I know from working with multi-CPU hardware, that any OS on the market (even highly optimized embedded ones) see decreasing performance once you go beyond 32 cores, and I'd imagine that with the way Windows is coded, Windows would see the same brick wall at a much lower core count (I wager 12 cores, but with so little software optimized to take advantage of cores dynamically, plus the difficulty of offloading to different CPU's in Windows period, its hard to really tell...)
To put things in perspective, for my seminar project in college, I made game in OpenGL/C++ (think the first Legend of Zelda). On a Pentium 4 with no hyperthreading, the coding had a support far (and often used) up to 40 threads at once. Threading is NOT hard, and you don't need multiple cores to thread.

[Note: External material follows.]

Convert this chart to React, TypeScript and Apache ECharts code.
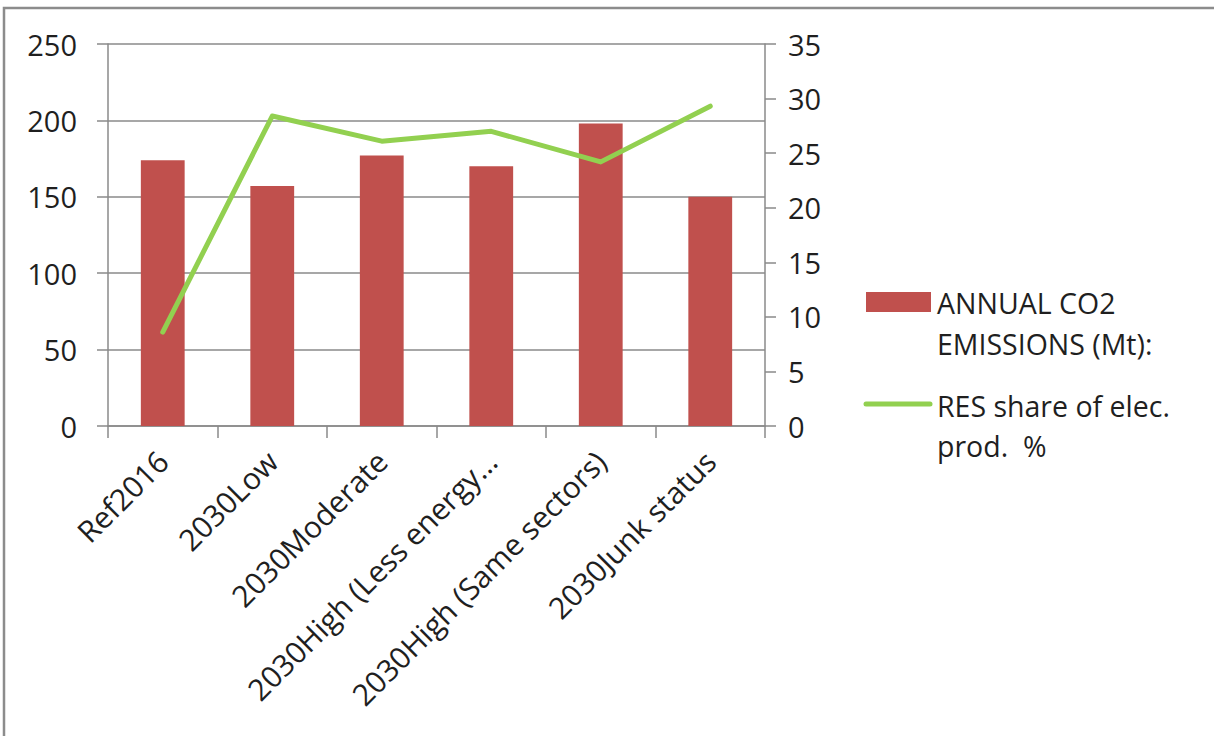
import React, { useEffect, useRef } from "react";
import * as echarts from "echarts";

const categories = [
  "Ref2016",
  "2030Low",
  "2030Moderate",
  "2030High (Less energy…",
  "2030High (Same sectors)",
  "2030Junk status",
];
const co2Emissions = [174, 157, 177, 170, 198, 150];
const resShare = [8.6, 28.4, 26.1, 27.0, 24.2, 29.3];
const leftTicks = { min: 0, max: 250, interval: 50 };
const rightTicks = { min: 0, max: 35, interval: 5 };
const barName = "ANNUAL CO2\nEMISSIONS (Mt):";
const lineName = "RES share of elec.\nprod.  %";

const FONT = "'Open Sans', 'Noto Sans', sans-serif";
const TEXT = "#1f1f1f";
const GRID = "#8a8a8a";

export default function App() {
  const ref = useRef<HTMLDivElement>(null);
  useEffect(() => {
    if (!ref.current) return;
    const chart = echarts.init(ref.current, null, { renderer: "svg" });
    chart.setOption({
      animation: false,
      backgroundColor: "#ffffff",
      textStyle: { fontFamily: FONT },
      grid: { left: 108, right: 449, top: 44, bottom: 310, containLabel: false },
      xAxis: {
        type: "category",
        data: categories,
        axisLine: { show: true, lineStyle: { color: GRID, width: 1.5 } },
        axisTick: { show: true, length: 12, lineStyle: { color: GRID, width: 1.5 } },
        axisLabel: {
          rotate: 45,
          interval: 0,
          margin: 30,
          color: TEXT,
          fontSize: 30,
          fontFamily: FONT,
        },
      },
      yAxis: [
        {
          type: "value",
          min: leftTicks.min,
          max: leftTicks.max,
          interval: leftTicks.interval,
          axisLine: { show: true, lineStyle: { color: GRID, width: 1.5 } },
          axisTick: { show: true, length: 11, lineStyle: { color: GRID, width: 1.5 } },
          splitLine: { show: true, lineStyle: { color: GRID, width: 1.5 } },
          axisLabel: { color: TEXT, fontSize: 29, fontFamily: FONT, margin: 31 },
        },
        {
          type: "value",
          min: rightTicks.min,
          max: rightTicks.max,
          interval: rightTicks.interval,
          position: "right",
          axisLine: { show: true, lineStyle: { color: GRID, width: 1.5 } },
          axisTick: { show: true, length: 11, lineStyle: { color: GRID, width: 1.5 } },
          splitLine: { show: false },
          axisLabel: { color: TEXT, fontSize: 29, fontFamily: FONT, margin: 23 },
        },
      ],
      series: [
        {
          name: barName,
          type: "bar",
          data: co2Emissions,
          yAxisIndex: 0,
          barWidth: "40%",
          itemStyle: { color: "#C0504D" },
        },
        {
          name: lineName,
          type: "line",
          data: resShare,
          yAxisIndex: 1,
          symbol: "none",
          lineStyle: { color: "#92D050", width: 5, cap: "round", join: "round" },
          itemStyle: { color: "#92D050" },
        },
      ],
      graphic: [
        {
          type: "rect",
          shape: { x: 4, y: 8, width: 1400, height: 900 },
          style: { fill: "none", stroke: "#8c8c8c", lineWidth: 2.5 },
          silent: true,
        },
        {
          type: "rect",
          shape: { x: 866, y: 292, width: 65, height: 20 },
          style: { fill: "#C0504D" },
        },
        {
          type: "text",
          x: 937,
          y: 282,
          style: {
            text: barName,
            font: `28.5px ${FONT}`,
            fill: TEXT,
            lineHeight: 41,
          },
        },
        {
          type: "line",
          shape: { x1: 866, y1: 404, x2: 930, y2: 404 },
          style: { stroke: "#92D050", lineWidth: 5, lineCap: "round" },
        },
        {
          type: "text",
          x: 937,
          y: 386,
          style: {
            text: lineName,
            font: `28.5px ${FONT}`,
            fill: TEXT,
            lineHeight: 40,
          },
        },
      ],
    });
    return () => chart.dispose();
  }, []);
  return (
    <div
      ref={ref}
      style={{ position: "fixed", left: 0, top: 0, width: 1214, height: 736 }}
    />
  );
}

For those interested (since I feel like bragging right now
):
All player characters, enemies, and projectiles came from the same base class; the only difference between them was really how they moved (user input vs random vs a set path) and collision detection (what characters take damage upon a collision).
player char + maximum of 9 enemies + up to 3 projetiles on screen per character, each getting an independent thread upon creation = 10+(3*10) = 40 threads at one time (not bad for a 1.6 GHz Pentium 4, huh
).
Just for the sake of running a few tests, I did a REALLY basic recode not long ago where each thread would be put on a different CPU (I simply used a counter, which reset after the last core was used, so threads would be assigned 1-2-3-4-1-2-3-4, etc. Not perfect due to thread destructions leading to an imbalence across the different cores, but good enough for 5 minutes of recoding). Despite the fact I used 4x the cores, I saw no tangable performance benifit (as expected).